%%
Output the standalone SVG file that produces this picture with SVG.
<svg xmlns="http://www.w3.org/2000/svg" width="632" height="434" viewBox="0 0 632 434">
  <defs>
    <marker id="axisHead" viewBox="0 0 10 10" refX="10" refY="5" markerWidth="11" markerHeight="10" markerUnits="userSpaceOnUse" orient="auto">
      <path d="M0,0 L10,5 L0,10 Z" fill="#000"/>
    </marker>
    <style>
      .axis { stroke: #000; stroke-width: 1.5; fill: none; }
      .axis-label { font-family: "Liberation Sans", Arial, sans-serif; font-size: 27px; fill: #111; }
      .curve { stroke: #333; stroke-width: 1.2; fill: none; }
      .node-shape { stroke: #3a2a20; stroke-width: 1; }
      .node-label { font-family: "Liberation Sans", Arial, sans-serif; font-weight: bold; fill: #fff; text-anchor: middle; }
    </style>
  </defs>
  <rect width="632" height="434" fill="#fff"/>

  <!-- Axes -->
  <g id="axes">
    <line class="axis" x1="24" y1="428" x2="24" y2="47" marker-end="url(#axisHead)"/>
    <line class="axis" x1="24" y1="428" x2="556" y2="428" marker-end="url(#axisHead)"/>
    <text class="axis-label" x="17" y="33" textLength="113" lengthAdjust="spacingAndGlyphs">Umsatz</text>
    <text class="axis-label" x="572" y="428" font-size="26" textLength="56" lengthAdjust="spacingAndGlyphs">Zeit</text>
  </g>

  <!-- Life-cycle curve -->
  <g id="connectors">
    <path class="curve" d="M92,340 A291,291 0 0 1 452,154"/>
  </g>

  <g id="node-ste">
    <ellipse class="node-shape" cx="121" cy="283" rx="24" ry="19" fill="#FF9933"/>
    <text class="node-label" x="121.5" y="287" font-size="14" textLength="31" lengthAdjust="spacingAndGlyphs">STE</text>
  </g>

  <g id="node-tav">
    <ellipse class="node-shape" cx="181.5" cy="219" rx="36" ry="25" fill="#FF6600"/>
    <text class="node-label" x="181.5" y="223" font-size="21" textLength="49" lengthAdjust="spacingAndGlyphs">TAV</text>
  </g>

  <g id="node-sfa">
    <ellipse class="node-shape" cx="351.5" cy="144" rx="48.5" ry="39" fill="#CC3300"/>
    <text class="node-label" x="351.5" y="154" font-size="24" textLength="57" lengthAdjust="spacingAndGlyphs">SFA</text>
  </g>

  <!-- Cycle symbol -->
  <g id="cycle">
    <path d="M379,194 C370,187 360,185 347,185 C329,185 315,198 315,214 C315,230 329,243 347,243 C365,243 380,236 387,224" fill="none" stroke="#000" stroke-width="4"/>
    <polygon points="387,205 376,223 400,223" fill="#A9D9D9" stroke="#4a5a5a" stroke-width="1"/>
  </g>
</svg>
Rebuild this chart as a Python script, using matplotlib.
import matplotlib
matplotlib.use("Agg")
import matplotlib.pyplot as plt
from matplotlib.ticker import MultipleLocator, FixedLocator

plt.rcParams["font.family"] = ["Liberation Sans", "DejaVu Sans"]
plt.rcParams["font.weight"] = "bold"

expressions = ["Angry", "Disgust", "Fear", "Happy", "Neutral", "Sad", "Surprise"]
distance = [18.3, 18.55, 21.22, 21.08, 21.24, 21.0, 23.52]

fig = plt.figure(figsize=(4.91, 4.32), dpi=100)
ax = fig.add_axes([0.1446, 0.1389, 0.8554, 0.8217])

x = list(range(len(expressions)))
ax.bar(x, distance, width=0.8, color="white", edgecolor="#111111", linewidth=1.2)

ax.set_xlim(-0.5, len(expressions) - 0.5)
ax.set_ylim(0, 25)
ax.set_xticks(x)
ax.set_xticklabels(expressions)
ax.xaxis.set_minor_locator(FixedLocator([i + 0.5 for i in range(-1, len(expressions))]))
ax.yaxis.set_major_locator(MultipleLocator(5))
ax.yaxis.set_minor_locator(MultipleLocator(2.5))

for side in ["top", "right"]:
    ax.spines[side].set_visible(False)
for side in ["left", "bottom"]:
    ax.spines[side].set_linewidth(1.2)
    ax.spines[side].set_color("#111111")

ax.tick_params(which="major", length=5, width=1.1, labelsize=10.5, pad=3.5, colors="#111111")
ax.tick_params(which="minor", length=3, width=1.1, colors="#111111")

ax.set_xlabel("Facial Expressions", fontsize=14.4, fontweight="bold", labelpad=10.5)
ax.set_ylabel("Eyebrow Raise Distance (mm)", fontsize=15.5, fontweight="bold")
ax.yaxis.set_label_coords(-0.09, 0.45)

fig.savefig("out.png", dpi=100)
%%
%%
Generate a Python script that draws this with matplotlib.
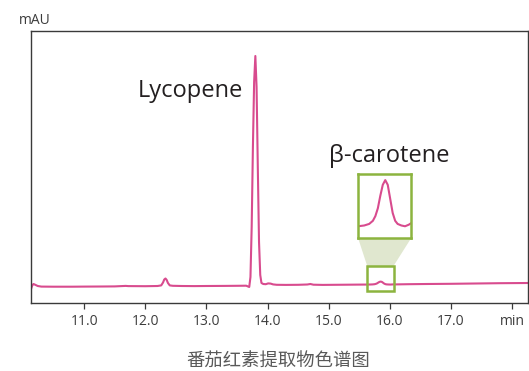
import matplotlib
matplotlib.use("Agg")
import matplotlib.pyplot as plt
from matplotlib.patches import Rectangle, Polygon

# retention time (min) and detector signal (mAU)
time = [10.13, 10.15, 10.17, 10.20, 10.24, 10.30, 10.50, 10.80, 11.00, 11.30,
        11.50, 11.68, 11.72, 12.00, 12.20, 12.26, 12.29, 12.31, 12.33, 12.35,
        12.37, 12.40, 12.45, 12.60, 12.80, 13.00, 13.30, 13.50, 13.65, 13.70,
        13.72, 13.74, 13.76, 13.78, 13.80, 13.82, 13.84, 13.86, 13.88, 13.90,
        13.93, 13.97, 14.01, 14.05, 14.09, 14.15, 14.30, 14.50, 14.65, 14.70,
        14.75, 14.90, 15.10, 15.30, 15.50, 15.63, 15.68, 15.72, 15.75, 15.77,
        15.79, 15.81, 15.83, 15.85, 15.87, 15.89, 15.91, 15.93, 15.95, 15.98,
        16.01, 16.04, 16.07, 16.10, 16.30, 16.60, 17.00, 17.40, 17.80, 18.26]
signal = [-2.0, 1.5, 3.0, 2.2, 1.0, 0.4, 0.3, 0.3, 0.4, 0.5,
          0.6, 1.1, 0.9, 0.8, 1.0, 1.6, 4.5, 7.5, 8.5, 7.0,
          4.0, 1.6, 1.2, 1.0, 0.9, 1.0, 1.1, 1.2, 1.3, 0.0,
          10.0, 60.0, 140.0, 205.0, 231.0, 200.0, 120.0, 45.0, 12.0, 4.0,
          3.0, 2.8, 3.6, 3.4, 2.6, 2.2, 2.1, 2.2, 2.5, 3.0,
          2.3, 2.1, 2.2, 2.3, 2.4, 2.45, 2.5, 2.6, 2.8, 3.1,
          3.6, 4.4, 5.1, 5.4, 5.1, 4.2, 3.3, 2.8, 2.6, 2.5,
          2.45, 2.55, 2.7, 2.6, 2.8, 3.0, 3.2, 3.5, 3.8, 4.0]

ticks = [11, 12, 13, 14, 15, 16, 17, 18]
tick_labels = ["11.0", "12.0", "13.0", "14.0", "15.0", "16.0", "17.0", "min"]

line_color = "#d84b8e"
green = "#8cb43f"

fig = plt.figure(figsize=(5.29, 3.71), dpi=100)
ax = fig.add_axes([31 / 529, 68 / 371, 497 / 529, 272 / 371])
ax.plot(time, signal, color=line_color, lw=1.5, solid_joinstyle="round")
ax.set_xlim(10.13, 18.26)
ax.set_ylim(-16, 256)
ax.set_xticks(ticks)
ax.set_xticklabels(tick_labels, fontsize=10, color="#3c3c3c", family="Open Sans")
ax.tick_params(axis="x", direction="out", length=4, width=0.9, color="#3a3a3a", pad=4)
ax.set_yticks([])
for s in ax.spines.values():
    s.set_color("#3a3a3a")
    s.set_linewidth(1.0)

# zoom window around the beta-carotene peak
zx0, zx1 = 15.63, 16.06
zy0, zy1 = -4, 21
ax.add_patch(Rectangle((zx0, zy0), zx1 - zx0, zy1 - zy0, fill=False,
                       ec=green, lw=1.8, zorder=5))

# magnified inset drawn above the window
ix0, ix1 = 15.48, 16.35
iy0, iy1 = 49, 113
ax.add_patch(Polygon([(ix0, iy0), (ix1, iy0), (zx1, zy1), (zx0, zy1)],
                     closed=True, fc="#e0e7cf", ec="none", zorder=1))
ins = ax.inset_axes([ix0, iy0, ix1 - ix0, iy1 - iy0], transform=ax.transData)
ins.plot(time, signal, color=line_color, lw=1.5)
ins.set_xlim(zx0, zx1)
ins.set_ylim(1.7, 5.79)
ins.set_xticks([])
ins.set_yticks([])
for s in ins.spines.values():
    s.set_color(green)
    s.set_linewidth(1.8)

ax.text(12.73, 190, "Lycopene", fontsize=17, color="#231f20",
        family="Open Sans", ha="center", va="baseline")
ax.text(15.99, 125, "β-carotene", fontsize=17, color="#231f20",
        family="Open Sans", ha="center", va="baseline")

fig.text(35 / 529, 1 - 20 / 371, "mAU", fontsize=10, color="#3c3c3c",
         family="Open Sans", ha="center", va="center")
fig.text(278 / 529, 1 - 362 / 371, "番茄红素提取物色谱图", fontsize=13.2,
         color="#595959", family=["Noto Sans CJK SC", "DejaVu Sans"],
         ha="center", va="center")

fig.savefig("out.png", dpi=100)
%%
%%
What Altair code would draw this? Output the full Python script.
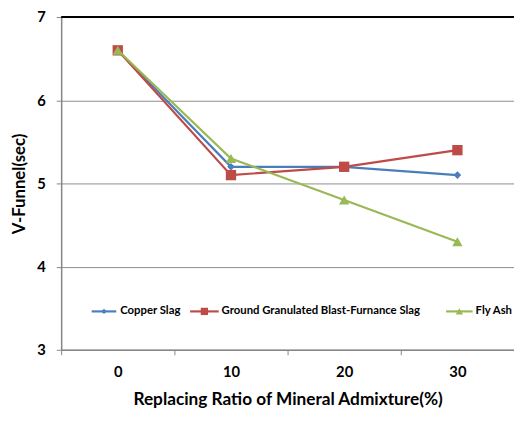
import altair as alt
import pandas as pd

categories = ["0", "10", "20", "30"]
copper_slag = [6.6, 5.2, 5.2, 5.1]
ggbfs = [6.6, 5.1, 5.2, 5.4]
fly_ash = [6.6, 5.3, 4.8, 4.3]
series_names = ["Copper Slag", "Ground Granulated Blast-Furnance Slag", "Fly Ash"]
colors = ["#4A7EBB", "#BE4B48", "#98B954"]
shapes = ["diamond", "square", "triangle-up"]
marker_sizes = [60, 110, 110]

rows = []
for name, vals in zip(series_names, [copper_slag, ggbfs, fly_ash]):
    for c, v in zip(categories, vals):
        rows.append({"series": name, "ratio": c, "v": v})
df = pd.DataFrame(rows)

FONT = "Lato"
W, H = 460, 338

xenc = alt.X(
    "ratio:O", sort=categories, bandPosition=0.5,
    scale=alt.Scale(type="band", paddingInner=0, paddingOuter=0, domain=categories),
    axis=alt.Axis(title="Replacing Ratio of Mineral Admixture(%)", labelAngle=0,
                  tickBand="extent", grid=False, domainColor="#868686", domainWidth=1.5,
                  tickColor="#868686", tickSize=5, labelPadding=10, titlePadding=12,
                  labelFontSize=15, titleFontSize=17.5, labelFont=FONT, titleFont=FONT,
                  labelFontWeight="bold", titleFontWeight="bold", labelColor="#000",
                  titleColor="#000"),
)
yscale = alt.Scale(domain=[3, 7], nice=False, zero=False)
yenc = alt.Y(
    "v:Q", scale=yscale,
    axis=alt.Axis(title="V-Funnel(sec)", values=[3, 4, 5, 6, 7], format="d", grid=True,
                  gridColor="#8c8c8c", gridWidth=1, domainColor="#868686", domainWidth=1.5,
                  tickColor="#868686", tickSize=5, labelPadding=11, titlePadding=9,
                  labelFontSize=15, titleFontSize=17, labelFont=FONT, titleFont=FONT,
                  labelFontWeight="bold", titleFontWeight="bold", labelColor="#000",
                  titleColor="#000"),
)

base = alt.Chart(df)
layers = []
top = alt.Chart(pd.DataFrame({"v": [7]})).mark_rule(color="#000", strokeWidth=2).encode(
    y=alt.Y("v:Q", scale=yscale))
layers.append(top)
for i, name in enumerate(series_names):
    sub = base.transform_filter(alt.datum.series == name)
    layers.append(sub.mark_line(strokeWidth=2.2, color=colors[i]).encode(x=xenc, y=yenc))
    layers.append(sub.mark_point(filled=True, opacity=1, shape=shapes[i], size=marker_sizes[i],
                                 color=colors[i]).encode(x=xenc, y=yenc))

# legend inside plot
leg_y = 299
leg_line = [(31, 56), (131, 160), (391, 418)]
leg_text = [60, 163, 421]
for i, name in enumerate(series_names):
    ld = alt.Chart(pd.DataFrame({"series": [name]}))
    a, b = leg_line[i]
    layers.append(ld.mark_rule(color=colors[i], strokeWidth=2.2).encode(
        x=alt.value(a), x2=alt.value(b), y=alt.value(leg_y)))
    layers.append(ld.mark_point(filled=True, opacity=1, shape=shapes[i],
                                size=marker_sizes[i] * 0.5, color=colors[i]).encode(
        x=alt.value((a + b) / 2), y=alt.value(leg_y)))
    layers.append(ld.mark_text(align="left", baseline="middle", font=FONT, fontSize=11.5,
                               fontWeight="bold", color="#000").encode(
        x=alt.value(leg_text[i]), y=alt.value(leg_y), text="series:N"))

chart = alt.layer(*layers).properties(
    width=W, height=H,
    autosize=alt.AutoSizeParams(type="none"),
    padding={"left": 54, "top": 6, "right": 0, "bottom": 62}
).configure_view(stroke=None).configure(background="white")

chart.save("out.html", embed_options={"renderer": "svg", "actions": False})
%%
▶ _CHALLENGE_
Print exactly what appears from the line holding "Generate a Python" down to the line holding "from matplotlib.patches import", both ends kept, leaving out the pictures.

▶ _RESULT FOR THIS EXERCISE_
Generate a Python script that draws this with matplotlib.
import matplotlib
matplotlib.use("Agg")
import matplotlib.pyplot as plt
from matplotlib.patches import Rectangle, Polygon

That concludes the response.